Another health official at the hospital, Sister Maureen Jameson, said the institution had embarked on three projects meant to benefit the community.

"We have three community projects. First, we have the training school programme as a hospital. We have a cataract extraction programme as well as the vaccination programme," she said.

Mater Dei Hospital senior tutor and nurse educator, Sister Sukoluhle Sjamboko said: "We started small and we were teaching our nurses on how they should look after their patients, patient care and we noticed that we can expand."

Sjamboko said Mater Dei was the first hospital to come up with an advanced trauma care course in the whole of Africa.

"We were even training people from Uganda, South Africa, America and all over when we started the course and they supported us.

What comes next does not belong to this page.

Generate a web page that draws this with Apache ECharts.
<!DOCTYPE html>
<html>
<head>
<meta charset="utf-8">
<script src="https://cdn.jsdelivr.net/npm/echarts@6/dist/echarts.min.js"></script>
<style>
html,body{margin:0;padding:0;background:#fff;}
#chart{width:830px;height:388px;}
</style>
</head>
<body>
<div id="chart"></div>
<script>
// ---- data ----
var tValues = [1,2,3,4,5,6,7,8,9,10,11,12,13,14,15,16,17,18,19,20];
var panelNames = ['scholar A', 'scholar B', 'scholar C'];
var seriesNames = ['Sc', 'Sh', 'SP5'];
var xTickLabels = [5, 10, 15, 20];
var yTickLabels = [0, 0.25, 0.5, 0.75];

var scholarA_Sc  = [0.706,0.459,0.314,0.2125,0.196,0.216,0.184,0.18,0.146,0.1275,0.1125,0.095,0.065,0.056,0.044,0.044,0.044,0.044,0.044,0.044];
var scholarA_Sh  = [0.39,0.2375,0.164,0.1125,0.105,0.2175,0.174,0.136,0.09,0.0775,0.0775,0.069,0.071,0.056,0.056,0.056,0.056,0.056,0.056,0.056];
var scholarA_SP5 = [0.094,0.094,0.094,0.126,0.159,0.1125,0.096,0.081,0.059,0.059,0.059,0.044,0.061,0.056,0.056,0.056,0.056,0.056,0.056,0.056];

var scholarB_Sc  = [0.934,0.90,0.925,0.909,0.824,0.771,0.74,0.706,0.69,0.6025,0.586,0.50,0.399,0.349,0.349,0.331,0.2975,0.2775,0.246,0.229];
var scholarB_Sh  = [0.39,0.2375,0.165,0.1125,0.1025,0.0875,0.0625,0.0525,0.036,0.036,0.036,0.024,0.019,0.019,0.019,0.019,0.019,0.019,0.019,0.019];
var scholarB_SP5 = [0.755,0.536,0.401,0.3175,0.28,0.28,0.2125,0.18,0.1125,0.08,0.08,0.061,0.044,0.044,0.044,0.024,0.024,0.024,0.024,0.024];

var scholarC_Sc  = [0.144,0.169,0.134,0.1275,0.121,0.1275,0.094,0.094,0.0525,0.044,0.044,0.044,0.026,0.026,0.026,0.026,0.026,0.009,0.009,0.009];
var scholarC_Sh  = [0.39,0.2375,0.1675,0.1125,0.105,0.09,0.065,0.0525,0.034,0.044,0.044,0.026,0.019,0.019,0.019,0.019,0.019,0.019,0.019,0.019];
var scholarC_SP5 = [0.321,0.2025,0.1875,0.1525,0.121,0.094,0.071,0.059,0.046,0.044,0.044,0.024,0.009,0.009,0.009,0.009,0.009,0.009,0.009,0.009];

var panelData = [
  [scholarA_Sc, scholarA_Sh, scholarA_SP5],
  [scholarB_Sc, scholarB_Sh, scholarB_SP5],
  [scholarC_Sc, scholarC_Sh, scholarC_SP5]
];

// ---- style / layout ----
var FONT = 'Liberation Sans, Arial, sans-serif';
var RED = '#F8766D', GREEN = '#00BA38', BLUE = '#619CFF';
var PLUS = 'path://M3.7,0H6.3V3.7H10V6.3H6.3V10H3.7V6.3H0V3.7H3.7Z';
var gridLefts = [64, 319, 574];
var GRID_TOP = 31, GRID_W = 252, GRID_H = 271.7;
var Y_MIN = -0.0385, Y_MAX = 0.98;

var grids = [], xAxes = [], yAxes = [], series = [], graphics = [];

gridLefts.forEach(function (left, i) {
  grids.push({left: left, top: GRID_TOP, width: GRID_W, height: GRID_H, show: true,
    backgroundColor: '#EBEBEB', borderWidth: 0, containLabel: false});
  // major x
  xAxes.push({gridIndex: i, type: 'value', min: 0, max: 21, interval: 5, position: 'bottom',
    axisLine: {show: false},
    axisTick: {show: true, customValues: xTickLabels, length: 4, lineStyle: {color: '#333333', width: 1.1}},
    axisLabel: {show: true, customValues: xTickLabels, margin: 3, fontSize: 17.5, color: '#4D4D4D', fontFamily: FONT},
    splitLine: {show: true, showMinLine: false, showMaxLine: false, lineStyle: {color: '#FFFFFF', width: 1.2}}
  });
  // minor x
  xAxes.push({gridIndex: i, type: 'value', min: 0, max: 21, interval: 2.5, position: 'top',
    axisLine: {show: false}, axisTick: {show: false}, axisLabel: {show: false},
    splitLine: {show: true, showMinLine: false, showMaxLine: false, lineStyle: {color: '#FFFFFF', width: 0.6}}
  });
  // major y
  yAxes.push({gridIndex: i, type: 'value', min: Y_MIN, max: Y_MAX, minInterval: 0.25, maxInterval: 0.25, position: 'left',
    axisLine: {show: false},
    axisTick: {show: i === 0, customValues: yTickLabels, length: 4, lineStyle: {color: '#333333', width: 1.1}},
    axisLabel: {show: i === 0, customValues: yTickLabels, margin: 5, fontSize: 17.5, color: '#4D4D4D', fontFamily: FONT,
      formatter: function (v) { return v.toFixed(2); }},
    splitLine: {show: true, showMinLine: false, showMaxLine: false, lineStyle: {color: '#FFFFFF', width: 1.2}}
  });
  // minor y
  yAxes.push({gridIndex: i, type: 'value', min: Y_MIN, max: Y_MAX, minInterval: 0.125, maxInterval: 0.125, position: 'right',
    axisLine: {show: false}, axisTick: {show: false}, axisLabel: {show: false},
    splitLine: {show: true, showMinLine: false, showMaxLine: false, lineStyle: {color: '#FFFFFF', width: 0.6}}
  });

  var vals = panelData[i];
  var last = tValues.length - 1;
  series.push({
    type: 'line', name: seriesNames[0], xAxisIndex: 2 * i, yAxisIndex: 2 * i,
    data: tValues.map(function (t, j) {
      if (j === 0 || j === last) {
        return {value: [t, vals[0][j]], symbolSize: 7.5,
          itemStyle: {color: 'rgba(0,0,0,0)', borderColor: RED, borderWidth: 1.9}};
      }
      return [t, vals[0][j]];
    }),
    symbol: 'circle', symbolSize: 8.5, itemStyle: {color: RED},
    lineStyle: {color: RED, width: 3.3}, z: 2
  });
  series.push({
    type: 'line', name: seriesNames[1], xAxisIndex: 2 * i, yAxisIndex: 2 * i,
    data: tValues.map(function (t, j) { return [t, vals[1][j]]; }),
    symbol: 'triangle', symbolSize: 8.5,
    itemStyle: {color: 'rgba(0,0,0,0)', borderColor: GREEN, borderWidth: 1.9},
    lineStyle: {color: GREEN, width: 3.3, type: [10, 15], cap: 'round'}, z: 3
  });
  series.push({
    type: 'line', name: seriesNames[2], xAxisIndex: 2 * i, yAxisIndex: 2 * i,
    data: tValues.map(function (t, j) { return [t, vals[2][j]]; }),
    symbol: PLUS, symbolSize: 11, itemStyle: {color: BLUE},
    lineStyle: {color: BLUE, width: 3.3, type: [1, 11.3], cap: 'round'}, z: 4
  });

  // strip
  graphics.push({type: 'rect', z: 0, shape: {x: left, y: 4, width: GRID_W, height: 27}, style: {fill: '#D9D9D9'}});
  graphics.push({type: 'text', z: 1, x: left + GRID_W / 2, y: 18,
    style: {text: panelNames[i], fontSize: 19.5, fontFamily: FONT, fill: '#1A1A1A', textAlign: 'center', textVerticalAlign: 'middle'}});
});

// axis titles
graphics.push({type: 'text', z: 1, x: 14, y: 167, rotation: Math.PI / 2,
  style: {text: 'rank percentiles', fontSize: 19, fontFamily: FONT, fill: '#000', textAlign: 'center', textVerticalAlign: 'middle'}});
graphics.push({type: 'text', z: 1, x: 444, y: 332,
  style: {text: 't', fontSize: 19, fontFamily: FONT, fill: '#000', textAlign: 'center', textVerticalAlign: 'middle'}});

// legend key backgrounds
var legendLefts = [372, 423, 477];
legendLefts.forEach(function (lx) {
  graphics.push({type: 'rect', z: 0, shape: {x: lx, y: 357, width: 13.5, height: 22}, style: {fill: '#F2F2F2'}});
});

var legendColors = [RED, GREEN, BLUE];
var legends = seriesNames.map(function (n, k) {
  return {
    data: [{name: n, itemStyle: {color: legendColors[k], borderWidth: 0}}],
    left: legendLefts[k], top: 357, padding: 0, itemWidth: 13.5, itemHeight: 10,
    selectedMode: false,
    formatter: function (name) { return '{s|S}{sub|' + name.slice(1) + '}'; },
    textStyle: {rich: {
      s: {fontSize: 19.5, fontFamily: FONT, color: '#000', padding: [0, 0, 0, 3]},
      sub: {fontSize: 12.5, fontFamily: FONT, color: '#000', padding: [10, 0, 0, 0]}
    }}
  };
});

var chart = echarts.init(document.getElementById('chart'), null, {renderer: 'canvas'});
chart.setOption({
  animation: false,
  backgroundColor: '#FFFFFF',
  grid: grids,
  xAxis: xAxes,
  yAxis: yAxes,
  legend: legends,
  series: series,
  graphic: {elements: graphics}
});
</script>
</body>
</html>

We are training hospitals, but the problem is getting people to come and see how it's done," she said.

Sjamboko said the programme was once tried in Nigeria, but it failed.

"The trauma course was once tried in Nigeria, but it didn't succeed and it only succeeded here in Zimbabwe, not in Harare, but in Bulawayo at Mater Dei, where they are training advanced trauma care for nurses and doctors course," she said.